Write the material out again in full, word for word. Do not include the pictures.

DATASET EXCERPT:
<<<<
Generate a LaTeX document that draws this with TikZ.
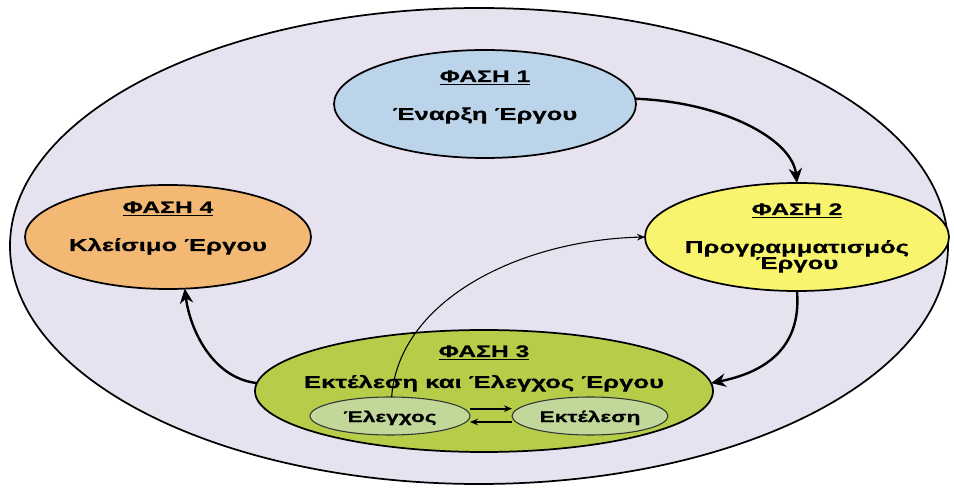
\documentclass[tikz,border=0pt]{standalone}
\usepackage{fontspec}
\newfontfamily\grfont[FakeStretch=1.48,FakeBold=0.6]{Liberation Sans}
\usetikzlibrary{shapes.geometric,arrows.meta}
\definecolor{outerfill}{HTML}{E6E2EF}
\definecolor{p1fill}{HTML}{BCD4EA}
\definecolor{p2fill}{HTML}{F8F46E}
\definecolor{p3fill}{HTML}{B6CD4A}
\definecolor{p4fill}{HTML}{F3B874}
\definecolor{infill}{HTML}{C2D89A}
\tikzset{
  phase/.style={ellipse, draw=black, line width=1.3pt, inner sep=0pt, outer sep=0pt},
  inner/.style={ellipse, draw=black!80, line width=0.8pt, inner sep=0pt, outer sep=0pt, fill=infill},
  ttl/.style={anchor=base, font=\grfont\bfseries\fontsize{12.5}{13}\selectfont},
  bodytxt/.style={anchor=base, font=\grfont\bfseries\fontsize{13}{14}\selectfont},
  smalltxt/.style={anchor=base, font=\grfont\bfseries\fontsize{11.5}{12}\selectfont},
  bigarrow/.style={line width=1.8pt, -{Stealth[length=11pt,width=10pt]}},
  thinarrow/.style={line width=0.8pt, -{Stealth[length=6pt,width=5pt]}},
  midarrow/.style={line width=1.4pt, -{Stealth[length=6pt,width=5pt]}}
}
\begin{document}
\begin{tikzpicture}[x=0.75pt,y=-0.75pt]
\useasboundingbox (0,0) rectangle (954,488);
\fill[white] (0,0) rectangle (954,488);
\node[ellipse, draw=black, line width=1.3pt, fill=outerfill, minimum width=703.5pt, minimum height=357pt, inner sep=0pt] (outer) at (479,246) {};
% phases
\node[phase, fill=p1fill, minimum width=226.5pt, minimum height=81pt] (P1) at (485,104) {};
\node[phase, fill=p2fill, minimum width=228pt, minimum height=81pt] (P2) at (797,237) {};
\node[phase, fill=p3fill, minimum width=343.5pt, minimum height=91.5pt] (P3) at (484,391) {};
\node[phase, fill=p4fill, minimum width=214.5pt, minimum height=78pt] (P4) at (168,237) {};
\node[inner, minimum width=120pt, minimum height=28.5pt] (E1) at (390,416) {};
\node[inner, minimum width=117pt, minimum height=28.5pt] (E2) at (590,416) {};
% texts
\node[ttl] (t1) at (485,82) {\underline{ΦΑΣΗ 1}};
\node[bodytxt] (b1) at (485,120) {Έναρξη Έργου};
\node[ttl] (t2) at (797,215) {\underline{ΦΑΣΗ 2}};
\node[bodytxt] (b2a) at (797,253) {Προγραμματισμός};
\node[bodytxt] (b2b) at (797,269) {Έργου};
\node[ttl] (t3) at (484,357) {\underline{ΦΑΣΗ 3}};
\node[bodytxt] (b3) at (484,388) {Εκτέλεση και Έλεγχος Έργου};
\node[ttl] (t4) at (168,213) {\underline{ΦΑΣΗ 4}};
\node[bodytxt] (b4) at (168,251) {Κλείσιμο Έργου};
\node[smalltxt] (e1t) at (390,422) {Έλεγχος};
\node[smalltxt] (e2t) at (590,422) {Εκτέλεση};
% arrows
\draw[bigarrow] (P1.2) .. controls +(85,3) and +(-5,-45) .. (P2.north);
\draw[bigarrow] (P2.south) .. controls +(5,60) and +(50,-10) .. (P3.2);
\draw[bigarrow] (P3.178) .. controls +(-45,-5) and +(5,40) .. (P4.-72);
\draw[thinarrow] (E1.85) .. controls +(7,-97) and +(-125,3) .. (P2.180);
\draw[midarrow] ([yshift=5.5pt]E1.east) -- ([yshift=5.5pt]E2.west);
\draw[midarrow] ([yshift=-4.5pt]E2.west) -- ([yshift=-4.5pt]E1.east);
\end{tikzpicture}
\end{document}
>>>>
OUTPUT BELOW:
Generate a LaTeX document that draws this with TikZ.
\documentclass[tikz,border=0pt]{standalone}
\usepackage{fontspec}
\newfontfamily\grfont[FakeStretch=1.48,FakeBold=0.6]{Liberation Sans}
\usetikzlibrary{shapes.geometric,arrows.meta}
\definecolor{outerfill}{HTML}{E6E2EF}
\definecolor{p1fill}{HTML}{BCD4EA}
\definecolor{p2fill}{HTML}{F8F46E}
\definecolor{p3fill}{HTML}{B6CD4A}
\definecolor{p4fill}{HTML}{F3B874}
\definecolor{infill}{HTML}{C2D89A}
\tikzset{
  phase/.style={ellipse, draw=black, line width=1.3pt, inner sep=0pt, outer sep=0pt},
  inner/.style={ellipse, draw=black!80, line width=0.8pt, inner sep=0pt, outer sep=0pt, fill=infill},
  ttl/.style={anchor=base, font=\grfont\bfseries\fontsize{12.5}{13}\selectfont},
  bodytxt/.style={anchor=base, font=\grfont\bfseries\fontsize{13}{14}\selectfont},
  smalltxt/.style={anchor=base, font=\grfont\bfseries\fontsize{11.5}{12}\selectfont},
  bigarrow/.style={line width=1.8pt, -{Stealth[length=11pt,width=10pt]}},
  thinarrow/.style={line width=0.8pt, -{Stealth[length=6pt,width=5pt]}},
  midarrow/.style={line width=1.4pt, -{Stealth[length=6pt,width=5pt]}}
}
\begin{document}
\begin{tikzpicture}[x=0.75pt,y=-0.75pt]
\useasboundingbox (0,0) rectangle (954,488);
\fill[white] (0,0) rectangle (954,488);
\node[ellipse, draw=black, line width=1.3pt, fill=outerfill, minimum width=703.5pt, minimum height=357pt, inner sep=0pt] (outer) at (479,246) {};
% phases
\node[phase, fill=p1fill, minimum width=226.5pt, minimum height=81pt] (P1) at (485,104) {};
\node[phase, fill=p2fill, minimum width=228pt, minimum height=81pt] (P2) at (797,237) {};
\node[phase, fill=p3fill, minimum width=343.5pt, minimum height=91.5pt] (P3) at (484,391) {};
\node[phase, fill=p4fill, minimum width=214.5pt, minimum height=78pt] (P4) at (168,237) {};
\node[inner, minimum width=120pt, minimum height=28.5pt] (E1) at (390,416) {};
\node[inner, minimum width=117pt, minimum height=28.5pt] (E2) at (590,416) {};
% texts
\node[ttl] (t1) at (485,82) {\underline{ΦΑΣΗ 1}};
\node[bodytxt] (b1) at (485,120) {Έναρξη Έργου};
\node[ttl] (t2) at (797,215) {\underline{ΦΑΣΗ 2}};
\node[bodytxt] (b2a) at (797,253) {Προγραμματισμός};
\node[bodytxt] (b2b) at (797,269) {Έργου};
\node[ttl] (t3) at (484,357) {\underline{ΦΑΣΗ 3}};
\node[bodytxt] (b3) at (484,388) {Εκτέλεση και Έλεγχος Έργου};
\node[ttl] (t4) at (168,213) {\underline{ΦΑΣΗ 4}};
\node[bodytxt] (b4) at (168,251) {Κλείσιμο Έργου};
\node[smalltxt] (e1t) at (390,422) {Έλεγχος};
\node[smalltxt] (e2t) at (590,422) {Εκτέλεση};
% arrows
\draw[bigarrow] (P1.2) .. controls +(85,3) and +(-5,-45) .. (P2.north);
\draw[bigarrow] (P2.south) .. controls +(5,60) and +(50,-10) .. (P3.2);
\draw[bigarrow] (P3.178) .. controls +(-45,-5) and +(5,40) .. (P4.-72);
\draw[thinarrow] (E1.85) .. controls +(7,-97) and +(-125,3) .. (P2.180);
\draw[midarrow] ([yshift=5.5pt]E1.east) -- ([yshift=5.5pt]E2.west);
\draw[midarrow] ([yshift=-4.5pt]E2.west) -- ([yshift=-4.5pt]E1.east);
\end{tikzpicture}
\end{document}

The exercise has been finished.